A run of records
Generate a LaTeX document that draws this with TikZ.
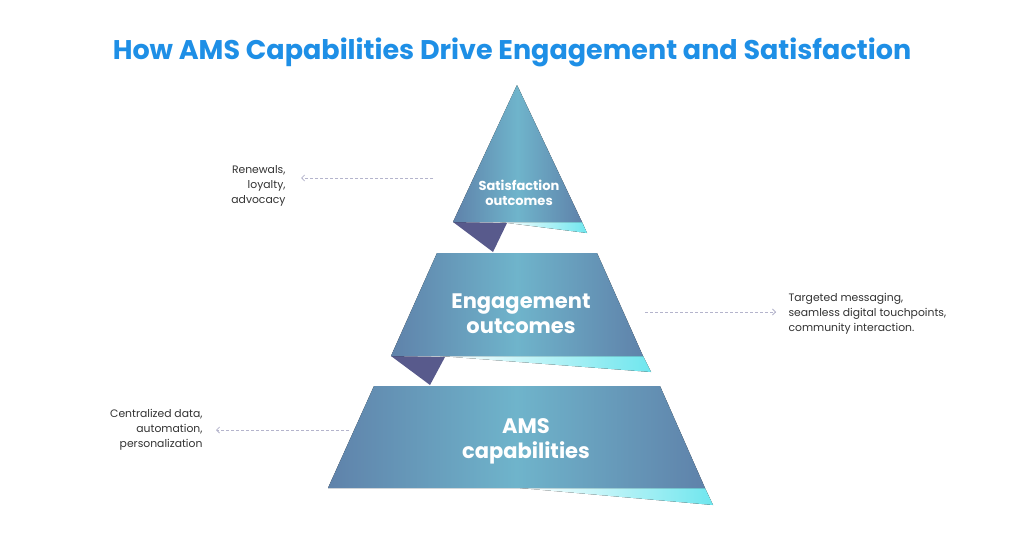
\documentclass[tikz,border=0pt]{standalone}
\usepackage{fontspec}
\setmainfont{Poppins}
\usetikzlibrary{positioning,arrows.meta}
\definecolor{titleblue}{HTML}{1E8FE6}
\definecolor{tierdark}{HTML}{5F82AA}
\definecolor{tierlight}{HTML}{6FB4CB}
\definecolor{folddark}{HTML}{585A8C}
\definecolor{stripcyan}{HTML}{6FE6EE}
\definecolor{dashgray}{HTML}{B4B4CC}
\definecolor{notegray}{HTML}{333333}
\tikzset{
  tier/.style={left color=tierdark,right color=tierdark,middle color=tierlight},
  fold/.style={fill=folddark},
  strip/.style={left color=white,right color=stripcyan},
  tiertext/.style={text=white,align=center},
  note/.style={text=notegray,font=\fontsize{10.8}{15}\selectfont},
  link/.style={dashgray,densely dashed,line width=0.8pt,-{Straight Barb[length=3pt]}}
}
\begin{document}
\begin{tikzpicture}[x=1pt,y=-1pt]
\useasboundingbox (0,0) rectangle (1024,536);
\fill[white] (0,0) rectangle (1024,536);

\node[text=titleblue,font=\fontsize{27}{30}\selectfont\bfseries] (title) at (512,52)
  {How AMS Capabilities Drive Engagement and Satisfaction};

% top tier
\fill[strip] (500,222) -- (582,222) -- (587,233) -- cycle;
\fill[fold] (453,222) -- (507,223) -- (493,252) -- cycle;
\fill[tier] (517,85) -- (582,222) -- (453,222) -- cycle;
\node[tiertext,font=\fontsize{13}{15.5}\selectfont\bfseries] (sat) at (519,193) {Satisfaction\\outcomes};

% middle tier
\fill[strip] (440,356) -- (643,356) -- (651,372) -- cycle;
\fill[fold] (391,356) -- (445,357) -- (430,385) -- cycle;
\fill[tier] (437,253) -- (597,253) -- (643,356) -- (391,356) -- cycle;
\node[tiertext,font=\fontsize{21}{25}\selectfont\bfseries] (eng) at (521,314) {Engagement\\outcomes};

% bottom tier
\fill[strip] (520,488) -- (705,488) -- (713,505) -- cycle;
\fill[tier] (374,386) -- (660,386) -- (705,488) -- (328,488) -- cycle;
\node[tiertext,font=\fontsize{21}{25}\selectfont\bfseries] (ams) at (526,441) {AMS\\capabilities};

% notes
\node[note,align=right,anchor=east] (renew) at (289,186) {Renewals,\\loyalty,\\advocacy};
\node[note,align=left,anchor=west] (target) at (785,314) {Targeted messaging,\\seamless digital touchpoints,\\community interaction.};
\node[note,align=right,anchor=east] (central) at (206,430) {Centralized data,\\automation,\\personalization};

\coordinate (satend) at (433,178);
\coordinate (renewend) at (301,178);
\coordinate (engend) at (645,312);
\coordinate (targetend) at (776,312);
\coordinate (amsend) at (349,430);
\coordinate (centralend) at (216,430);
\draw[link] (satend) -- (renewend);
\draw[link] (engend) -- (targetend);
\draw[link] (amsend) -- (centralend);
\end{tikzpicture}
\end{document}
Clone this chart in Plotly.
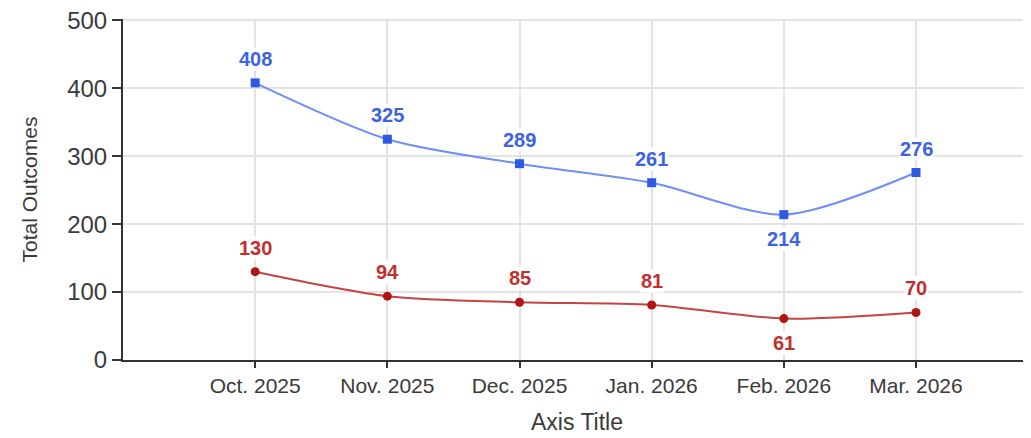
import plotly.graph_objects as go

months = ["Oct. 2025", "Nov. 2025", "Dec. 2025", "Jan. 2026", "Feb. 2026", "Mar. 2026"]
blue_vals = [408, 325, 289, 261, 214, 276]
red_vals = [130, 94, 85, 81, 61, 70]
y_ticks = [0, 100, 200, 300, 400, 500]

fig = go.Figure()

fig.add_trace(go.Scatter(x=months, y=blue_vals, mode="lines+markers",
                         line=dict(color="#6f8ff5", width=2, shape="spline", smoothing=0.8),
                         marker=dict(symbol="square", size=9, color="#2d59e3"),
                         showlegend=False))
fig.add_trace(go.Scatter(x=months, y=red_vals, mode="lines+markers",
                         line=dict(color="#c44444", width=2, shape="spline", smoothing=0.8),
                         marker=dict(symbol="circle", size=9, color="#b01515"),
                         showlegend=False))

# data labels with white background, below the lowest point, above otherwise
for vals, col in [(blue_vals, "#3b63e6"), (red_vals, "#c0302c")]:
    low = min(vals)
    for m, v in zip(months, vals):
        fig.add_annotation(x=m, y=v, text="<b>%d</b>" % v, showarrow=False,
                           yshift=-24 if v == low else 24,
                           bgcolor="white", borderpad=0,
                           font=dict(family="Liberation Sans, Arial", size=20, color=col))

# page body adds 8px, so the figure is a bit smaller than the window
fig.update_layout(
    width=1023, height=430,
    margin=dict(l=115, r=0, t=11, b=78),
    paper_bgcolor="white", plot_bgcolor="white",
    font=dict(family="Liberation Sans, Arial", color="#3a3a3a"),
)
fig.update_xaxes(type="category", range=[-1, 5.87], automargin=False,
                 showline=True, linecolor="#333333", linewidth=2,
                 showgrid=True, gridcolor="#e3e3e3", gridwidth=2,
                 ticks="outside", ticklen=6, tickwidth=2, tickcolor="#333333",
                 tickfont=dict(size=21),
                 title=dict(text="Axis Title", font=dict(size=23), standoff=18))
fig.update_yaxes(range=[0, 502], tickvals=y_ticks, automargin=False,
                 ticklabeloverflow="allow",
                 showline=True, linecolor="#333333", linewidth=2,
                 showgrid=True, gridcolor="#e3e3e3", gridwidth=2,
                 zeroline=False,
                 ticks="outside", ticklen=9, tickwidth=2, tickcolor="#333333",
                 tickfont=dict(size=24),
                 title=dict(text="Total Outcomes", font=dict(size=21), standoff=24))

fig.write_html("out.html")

DIRECTIONS FOR THIS TASK:
Begin at the top of the records above and retype each line exactly until the line containing "(central) at (206,430)", which is included. Skip all pictures.

TASK OUTPUT:
Generate a LaTeX document that draws this with TikZ.
\documentclass[tikz,border=0pt]{standalone}
\usepackage{fontspec}
\setmainfont{Poppins}
\usetikzlibrary{positioning,arrows.meta}
\definecolor{titleblue}{HTML}{1E8FE6}
\definecolor{tierdark}{HTML}{5F82AA}
\definecolor{tierlight}{HTML}{6FB4CB}
\definecolor{folddark}{HTML}{585A8C}
\definecolor{stripcyan}{HTML}{6FE6EE}
\definecolor{dashgray}{HTML}{B4B4CC}
\definecolor{notegray}{HTML}{333333}
\tikzset{
  tier/.style={left color=tierdark,right color=tierdark,middle color=tierlight},
  fold/.style={fill=folddark},
  strip/.style={left color=white,right color=stripcyan},
  tiertext/.style={text=white,align=center},
  note/.style={text=notegray,font=\fontsize{10.8}{15}\selectfont},
  link/.style={dashgray,densely dashed,line width=0.8pt,-{Straight Barb[length=3pt]}}
}
\begin{document}
\begin{tikzpicture}[x=1pt,y=-1pt]
\useasboundingbox (0,0) rectangle (1024,536);
\fill[white] (0,0) rectangle (1024,536);

\node[text=titleblue,font=\fontsize{27}{30}\selectfont\bfseries] (title) at (512,52)
  {How AMS Capabilities Drive Engagement and Satisfaction};

% top tier
\fill[strip] (500,222) -- (582,222) -- (587,233) -- cycle;
\fill[fold] (453,222) -- (507,223) -- (493,252) -- cycle;
\fill[tier] (517,85) -- (582,222) -- (453,222) -- cycle;
\node[tiertext,font=\fontsize{13}{15.5}\selectfont\bfseries] (sat) at (519,193) {Satisfaction\\outcomes};

% middle tier
\fill[strip] (440,356) -- (643,356) -- (651,372) -- cycle;
\fill[fold] (391,356) -- (445,357) -- (430,385) -- cycle;
\fill[tier] (437,253) -- (597,253) -- (643,356) -- (391,356) -- cycle;
\node[tiertext,font=\fontsize{21}{25}\selectfont\bfseries] (eng) at (521,314) {Engagement\\outcomes};

% bottom tier
\fill[strip] (520,488) -- (705,488) -- (713,505) -- cycle;
\fill[tier] (374,386) -- (660,386) -- (705,488) -- (328,488) -- cycle;
\node[tiertext,font=\fontsize{21}{25}\selectfont\bfseries] (ams) at (526,441) {AMS\\capabilities};

% notes
\node[note,align=right,anchor=east] (renew) at (289,186) {Renewals,\\loyalty,\\advocacy};
\node[note,align=left,anchor=west] (target) at (785,314) {Targeted messaging,\\seamless digital touchpoints,\\community interaction.};
\node[note,align=right,anchor=east] (central) at (206,430) {Centralized data,\\automation,\\personalization};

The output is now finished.